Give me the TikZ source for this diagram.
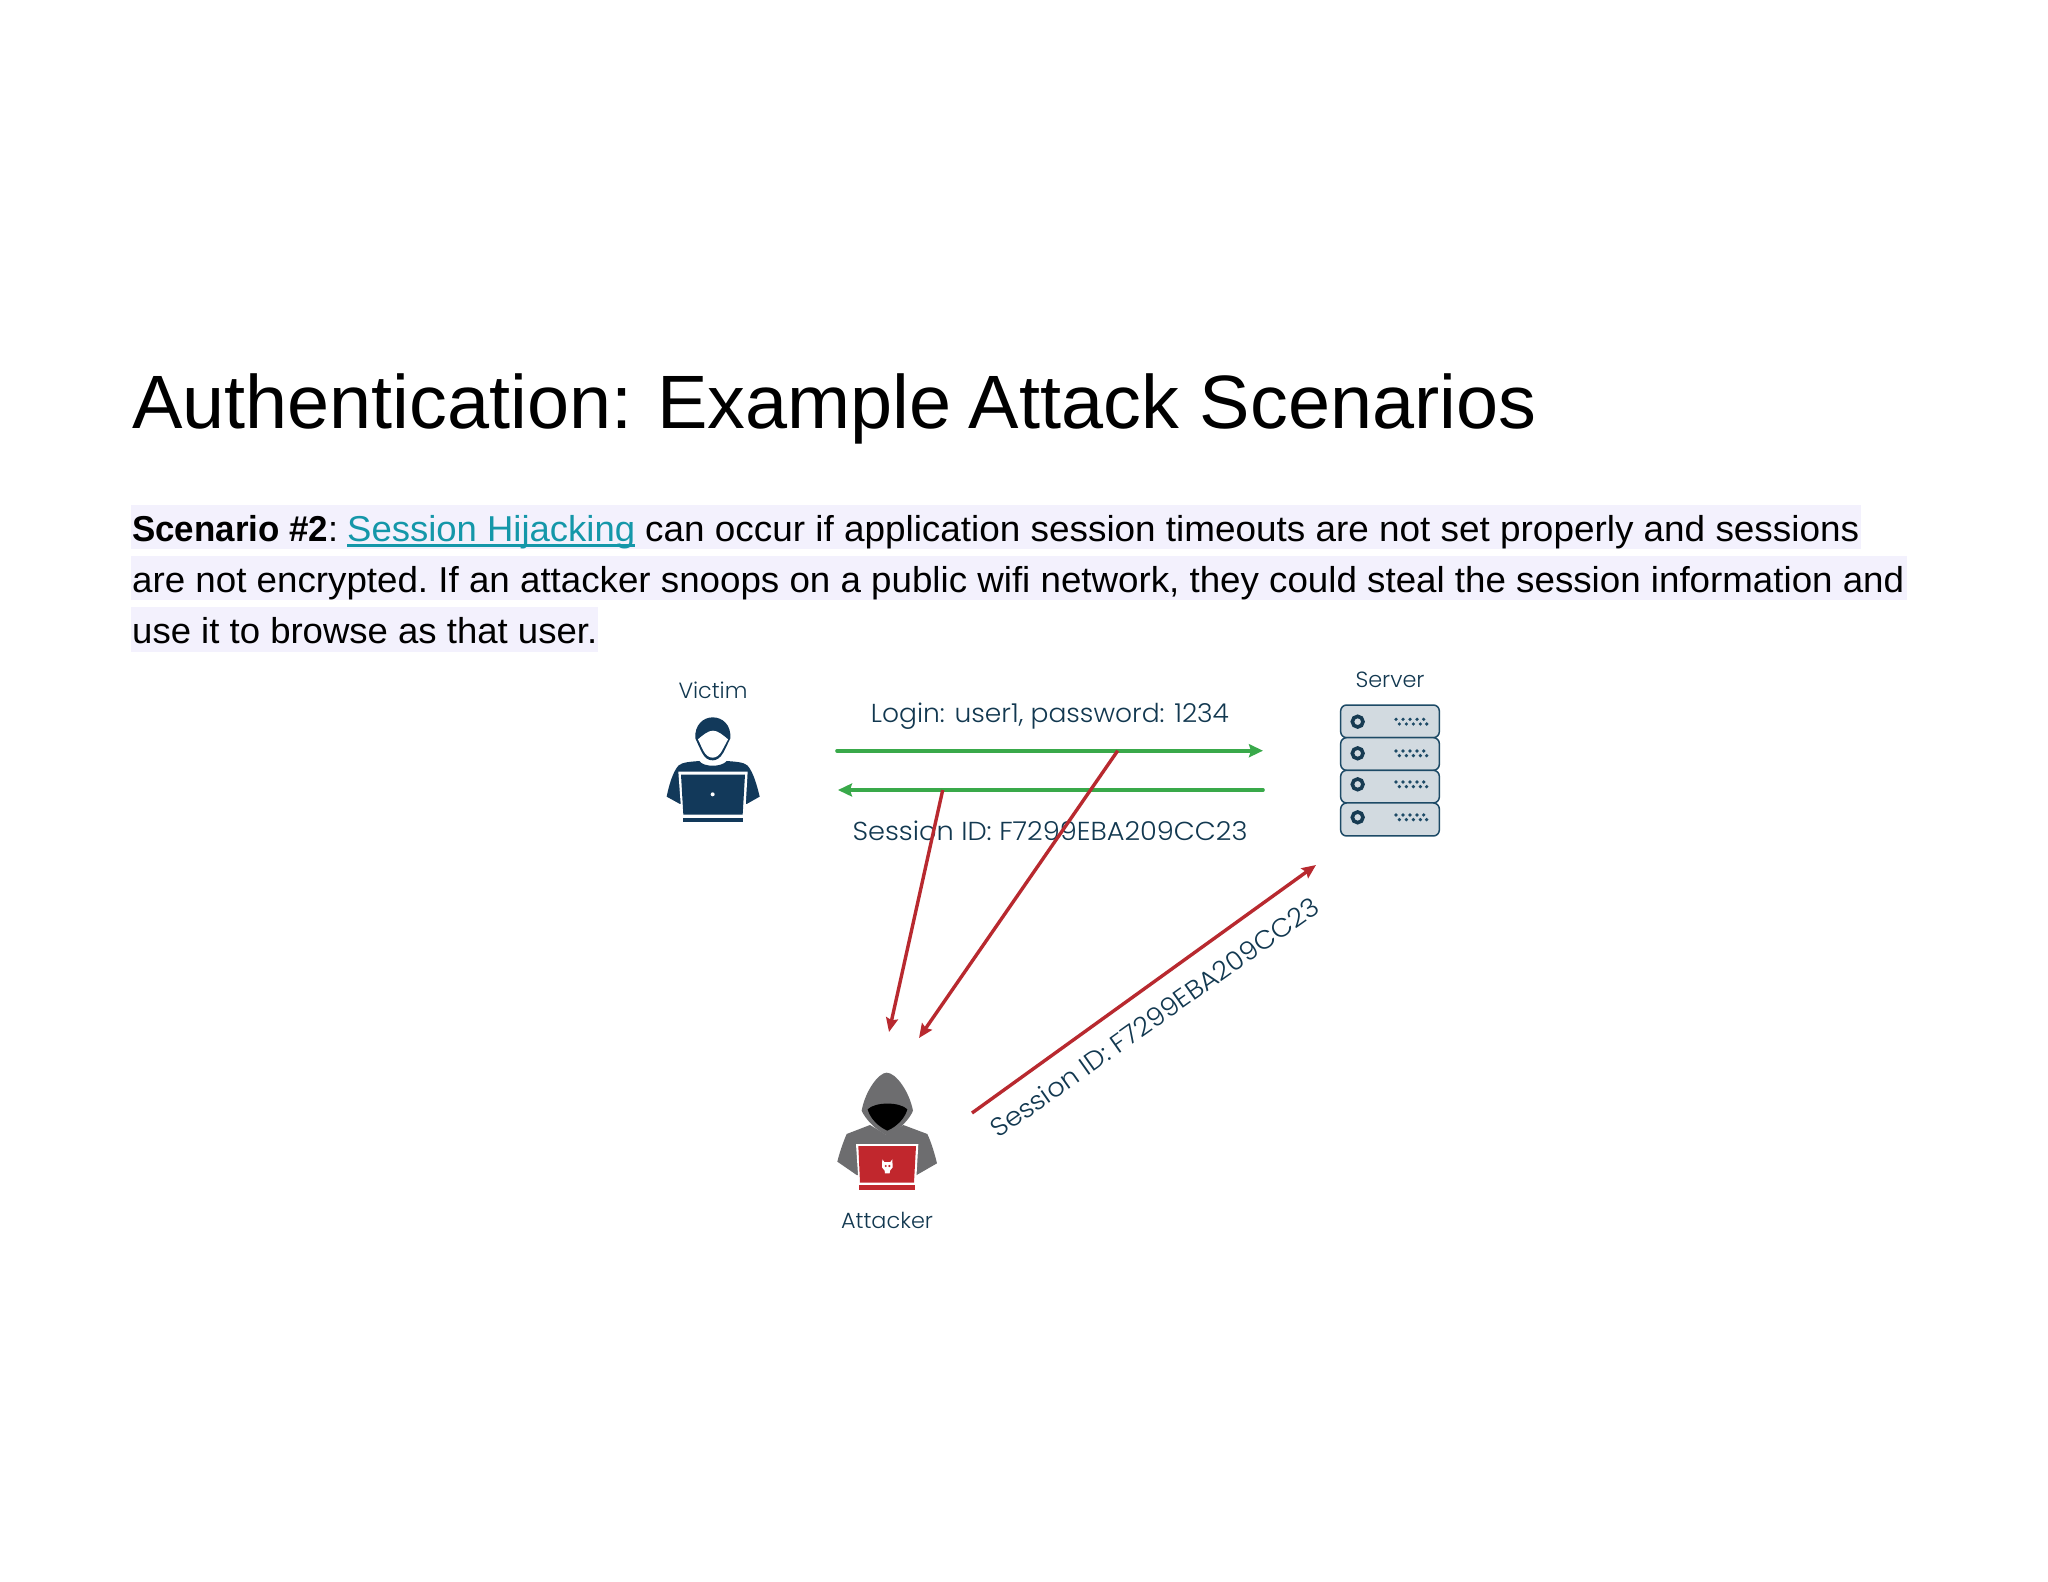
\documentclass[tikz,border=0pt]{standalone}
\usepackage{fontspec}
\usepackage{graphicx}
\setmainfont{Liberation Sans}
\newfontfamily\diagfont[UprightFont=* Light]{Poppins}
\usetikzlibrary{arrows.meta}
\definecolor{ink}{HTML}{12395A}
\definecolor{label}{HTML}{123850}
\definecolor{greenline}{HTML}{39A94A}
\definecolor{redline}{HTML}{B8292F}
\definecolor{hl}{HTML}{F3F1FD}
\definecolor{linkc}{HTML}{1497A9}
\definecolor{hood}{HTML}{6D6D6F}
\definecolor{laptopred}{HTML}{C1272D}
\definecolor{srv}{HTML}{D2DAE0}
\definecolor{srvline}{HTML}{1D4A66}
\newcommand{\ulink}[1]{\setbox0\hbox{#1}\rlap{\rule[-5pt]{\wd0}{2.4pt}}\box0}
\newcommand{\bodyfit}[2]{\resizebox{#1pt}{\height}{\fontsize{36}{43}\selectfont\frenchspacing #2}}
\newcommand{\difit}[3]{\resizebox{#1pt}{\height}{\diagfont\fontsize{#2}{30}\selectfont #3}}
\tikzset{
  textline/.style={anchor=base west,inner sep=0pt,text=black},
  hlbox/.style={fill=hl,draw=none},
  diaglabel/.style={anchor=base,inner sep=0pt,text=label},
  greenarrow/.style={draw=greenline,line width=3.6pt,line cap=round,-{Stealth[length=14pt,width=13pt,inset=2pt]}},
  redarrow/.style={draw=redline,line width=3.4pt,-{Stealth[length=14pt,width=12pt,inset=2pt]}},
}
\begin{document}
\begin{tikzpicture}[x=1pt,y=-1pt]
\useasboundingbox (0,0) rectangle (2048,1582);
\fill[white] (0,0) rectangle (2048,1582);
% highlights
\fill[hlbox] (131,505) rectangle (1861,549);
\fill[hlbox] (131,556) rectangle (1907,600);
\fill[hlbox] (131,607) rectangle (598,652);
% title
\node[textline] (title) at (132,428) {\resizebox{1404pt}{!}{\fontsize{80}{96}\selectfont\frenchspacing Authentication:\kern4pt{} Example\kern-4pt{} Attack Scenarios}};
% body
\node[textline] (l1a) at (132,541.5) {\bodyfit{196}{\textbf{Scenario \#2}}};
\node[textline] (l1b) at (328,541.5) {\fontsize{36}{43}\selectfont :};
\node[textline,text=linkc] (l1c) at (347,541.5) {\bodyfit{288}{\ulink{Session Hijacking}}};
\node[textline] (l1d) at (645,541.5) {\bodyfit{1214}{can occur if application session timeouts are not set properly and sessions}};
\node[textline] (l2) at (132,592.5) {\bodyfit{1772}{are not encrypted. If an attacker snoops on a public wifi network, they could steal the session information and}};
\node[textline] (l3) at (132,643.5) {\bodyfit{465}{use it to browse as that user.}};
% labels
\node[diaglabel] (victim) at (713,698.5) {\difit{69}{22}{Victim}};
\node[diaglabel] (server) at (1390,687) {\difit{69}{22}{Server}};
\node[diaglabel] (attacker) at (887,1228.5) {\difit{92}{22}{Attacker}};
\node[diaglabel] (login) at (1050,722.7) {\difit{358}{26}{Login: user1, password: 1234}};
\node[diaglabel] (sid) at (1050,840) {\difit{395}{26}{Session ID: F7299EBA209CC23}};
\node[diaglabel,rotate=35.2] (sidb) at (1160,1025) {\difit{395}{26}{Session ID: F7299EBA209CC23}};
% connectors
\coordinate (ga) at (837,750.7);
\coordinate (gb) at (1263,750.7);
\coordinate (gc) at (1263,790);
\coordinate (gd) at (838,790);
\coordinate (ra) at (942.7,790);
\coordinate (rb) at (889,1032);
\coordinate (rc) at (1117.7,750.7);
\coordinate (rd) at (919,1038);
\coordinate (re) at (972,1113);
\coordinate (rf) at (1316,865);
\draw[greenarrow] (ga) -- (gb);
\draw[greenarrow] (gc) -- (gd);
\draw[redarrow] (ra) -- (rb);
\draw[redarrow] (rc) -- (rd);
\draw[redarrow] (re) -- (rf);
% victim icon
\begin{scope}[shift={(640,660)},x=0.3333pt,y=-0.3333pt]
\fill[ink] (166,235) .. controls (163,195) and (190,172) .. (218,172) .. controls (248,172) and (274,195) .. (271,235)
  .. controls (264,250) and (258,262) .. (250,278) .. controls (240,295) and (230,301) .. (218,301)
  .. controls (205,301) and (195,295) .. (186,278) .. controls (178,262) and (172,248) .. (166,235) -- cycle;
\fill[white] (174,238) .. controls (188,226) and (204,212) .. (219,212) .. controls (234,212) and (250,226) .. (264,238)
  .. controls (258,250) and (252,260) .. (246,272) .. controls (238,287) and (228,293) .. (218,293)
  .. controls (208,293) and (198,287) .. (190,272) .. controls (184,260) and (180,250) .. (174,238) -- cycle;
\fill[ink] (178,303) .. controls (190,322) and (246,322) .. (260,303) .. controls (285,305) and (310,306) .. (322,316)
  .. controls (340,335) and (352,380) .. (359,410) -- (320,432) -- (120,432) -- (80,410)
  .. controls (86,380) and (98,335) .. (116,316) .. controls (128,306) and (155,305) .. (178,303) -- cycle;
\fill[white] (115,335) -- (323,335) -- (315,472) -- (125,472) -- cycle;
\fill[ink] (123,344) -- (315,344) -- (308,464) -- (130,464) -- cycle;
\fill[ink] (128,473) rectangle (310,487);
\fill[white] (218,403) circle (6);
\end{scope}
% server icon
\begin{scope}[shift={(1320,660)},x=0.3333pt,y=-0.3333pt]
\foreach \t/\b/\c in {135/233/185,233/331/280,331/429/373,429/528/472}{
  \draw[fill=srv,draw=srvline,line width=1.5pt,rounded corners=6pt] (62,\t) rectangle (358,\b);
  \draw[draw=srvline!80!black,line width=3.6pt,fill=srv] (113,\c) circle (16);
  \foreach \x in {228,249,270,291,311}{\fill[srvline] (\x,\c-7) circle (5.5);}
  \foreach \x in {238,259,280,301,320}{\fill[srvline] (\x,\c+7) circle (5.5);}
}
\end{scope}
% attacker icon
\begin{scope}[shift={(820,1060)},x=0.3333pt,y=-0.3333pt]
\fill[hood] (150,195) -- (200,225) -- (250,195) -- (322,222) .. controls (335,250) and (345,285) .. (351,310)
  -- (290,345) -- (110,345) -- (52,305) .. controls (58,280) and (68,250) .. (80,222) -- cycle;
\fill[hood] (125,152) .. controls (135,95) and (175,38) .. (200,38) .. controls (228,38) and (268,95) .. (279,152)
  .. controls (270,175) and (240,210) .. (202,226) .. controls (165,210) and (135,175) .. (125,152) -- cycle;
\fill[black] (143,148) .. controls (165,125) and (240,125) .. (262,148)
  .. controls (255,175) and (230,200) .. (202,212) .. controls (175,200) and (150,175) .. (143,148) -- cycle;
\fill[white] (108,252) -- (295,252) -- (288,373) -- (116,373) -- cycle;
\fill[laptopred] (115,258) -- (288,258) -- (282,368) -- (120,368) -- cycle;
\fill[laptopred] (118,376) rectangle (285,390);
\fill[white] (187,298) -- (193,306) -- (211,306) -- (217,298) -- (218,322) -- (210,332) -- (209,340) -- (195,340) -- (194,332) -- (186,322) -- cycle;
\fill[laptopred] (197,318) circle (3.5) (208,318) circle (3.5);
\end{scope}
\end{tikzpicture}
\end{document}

==

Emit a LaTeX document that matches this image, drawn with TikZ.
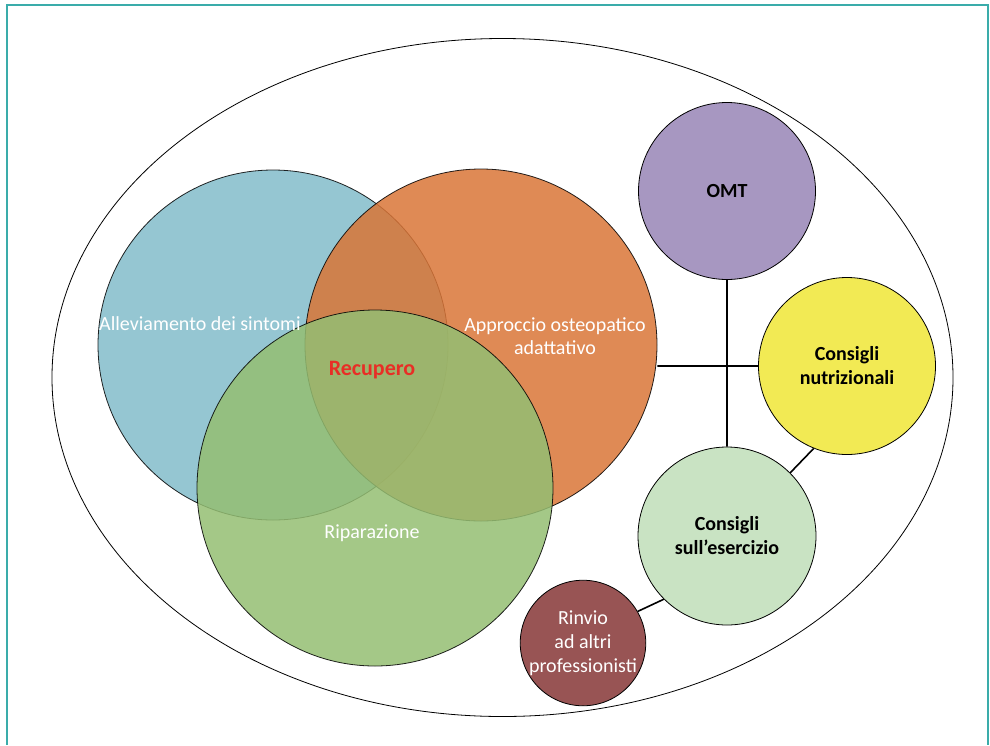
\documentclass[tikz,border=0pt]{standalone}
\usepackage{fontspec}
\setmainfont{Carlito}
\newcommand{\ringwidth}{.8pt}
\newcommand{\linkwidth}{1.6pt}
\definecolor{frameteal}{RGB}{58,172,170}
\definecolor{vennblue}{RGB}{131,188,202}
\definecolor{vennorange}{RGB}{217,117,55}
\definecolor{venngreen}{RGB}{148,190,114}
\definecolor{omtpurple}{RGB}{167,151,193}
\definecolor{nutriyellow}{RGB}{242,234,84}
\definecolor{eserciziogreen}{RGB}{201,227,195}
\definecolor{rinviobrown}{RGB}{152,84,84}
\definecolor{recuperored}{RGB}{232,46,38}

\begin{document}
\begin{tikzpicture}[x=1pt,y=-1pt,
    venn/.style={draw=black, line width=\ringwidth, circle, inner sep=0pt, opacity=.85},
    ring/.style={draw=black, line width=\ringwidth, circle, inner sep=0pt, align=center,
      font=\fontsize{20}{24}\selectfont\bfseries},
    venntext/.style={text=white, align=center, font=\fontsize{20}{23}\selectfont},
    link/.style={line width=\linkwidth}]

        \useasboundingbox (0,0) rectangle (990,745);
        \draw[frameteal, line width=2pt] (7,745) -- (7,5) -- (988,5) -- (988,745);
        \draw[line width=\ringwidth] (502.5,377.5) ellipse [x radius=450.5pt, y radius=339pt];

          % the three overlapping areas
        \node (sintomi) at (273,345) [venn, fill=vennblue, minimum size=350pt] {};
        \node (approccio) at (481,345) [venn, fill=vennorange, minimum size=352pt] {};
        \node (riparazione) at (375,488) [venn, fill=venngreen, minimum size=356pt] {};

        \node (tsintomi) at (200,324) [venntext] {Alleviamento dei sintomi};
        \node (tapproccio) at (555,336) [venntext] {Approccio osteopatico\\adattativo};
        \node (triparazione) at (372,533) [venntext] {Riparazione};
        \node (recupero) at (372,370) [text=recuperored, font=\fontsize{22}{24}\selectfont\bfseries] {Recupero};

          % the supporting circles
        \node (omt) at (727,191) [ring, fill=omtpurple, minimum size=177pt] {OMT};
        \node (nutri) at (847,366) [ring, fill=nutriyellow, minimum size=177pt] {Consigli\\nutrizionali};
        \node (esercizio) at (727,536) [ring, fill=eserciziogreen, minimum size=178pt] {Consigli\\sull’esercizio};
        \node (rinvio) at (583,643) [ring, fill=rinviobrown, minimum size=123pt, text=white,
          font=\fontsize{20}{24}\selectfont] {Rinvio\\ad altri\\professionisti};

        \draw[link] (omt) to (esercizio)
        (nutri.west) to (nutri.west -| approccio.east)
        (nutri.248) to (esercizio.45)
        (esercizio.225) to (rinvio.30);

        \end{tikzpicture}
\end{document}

# Exercise instructions
Without the pictures, write out exactly the lines from the one that has "Emit a LaTeX" down to the one that has "(riparazione) at (375,488)", both included.

# Exercise result
Emit a LaTeX document that matches this image, drawn with TikZ.
\documentclass[tikz,border=0pt]{standalone}
\usepackage{fontspec}
\setmainfont{Carlito}
\newcommand{\ringwidth}{.8pt}
\newcommand{\linkwidth}{1.6pt}
\definecolor{frameteal}{RGB}{58,172,170}
\definecolor{vennblue}{RGB}{131,188,202}
\definecolor{vennorange}{RGB}{217,117,55}
\definecolor{venngreen}{RGB}{148,190,114}
\definecolor{omtpurple}{RGB}{167,151,193}
\definecolor{nutriyellow}{RGB}{242,234,84}
\definecolor{eserciziogreen}{RGB}{201,227,195}
\definecolor{rinviobrown}{RGB}{152,84,84}
\definecolor{recuperored}{RGB}{232,46,38}

\begin{document}
\begin{tikzpicture}[x=1pt,y=-1pt,
    venn/.style={draw=black, line width=\ringwidth, circle, inner sep=0pt, opacity=.85},
    ring/.style={draw=black, line width=\ringwidth, circle, inner sep=0pt, align=center,
      font=\fontsize{20}{24}\selectfont\bfseries},
    venntext/.style={text=white, align=center, font=\fontsize{20}{23}\selectfont},
    link/.style={line width=\linkwidth}]

        \useasboundingbox (0,0) rectangle (990,745);
        \draw[frameteal, line width=2pt] (7,745) -- (7,5) -- (988,5) -- (988,745);
        \draw[line width=\ringwidth] (502.5,377.5) ellipse [x radius=450.5pt, y radius=339pt];

          % the three overlapping areas
        \node (sintomi) at (273,345) [venn, fill=vennblue, minimum size=350pt] {};
        \node (approccio) at (481,345) [venn, fill=vennorange, minimum size=352pt] {};
        \node (riparazione) at (375,488) [venn, fill=venngreen, minimum size=356pt] {};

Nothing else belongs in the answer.